Edwin Spillman

No. 13 – Tennessee Volunteers
- Position: Linebacker
- Class: Redshirt Sophomore

Personal information
- Born: November 5, 2005 (age 20)
- Listed height: 6 ft 1 in (1.85 m)
- Listed weight: 225 lb (102 kg)

Career information
- High school: Lipscomb Academy (Nashville, Tennessee)
- College: Tennessee (2024–present)
- Stats at ESPN

= Edwin Spillman =

Sierra Leonean gridiron football player (born 2005)

Edwin Michael Spillman (born Abdul Aman Gi Bindu November 5, 2005) is a Sierra Leonean-born American college football linebacker for the Tennessee Volunteers.

==Early life==
Spillman was born in Sierra Leone and lived in a small village called Shanghai. His birth name was Abdul Aman Gi Bindu, and he was the son of a rice and peanut farmer, who died in a ferry accident with several other farmers when Spillman was young. His mother, Konima, tried to raise him and his brothers Foday and Sufian, but without an income, eventually had to put them up for adoption. The three were adopted by an American family and moved to the United States in 2013.

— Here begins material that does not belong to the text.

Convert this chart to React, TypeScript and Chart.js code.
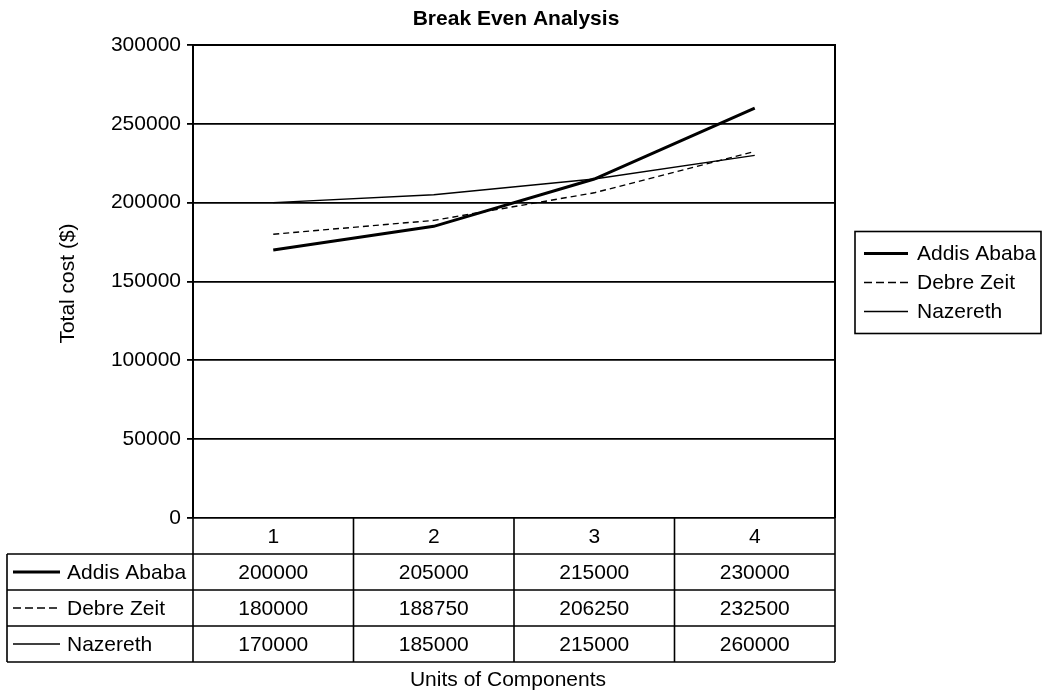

Spillman attended Lipscomb Academy and played football there as a linebacker, helping them to consecutive Division II state championships. Coached by Trent Dilfer, he had his best season as a junior when he totaled 101 tackles, 14.5 tackles-for-loss (TFLs), two sacks and six pass breakups. In his high school career, he posted 305 tackles and 49 tackles-for-loss. He was a MaxPreps Junior All-American and earned selection to the all-state team in 2022, then earned all-region honors in 2023. A four-star prospect, Spillman was ranked a top-10 linebacker recruit nationally and the best player in the state. He committed to play college football for the Tennessee Volunteers, joining his brother Nate.

==College career==
Spillman redshirted as a true freshman at Tennessee in 2024, appearing in four games while posting six tackles. After an injury to Arion Carter in 2025, he became a starter, leading the team in tackles through 10 games.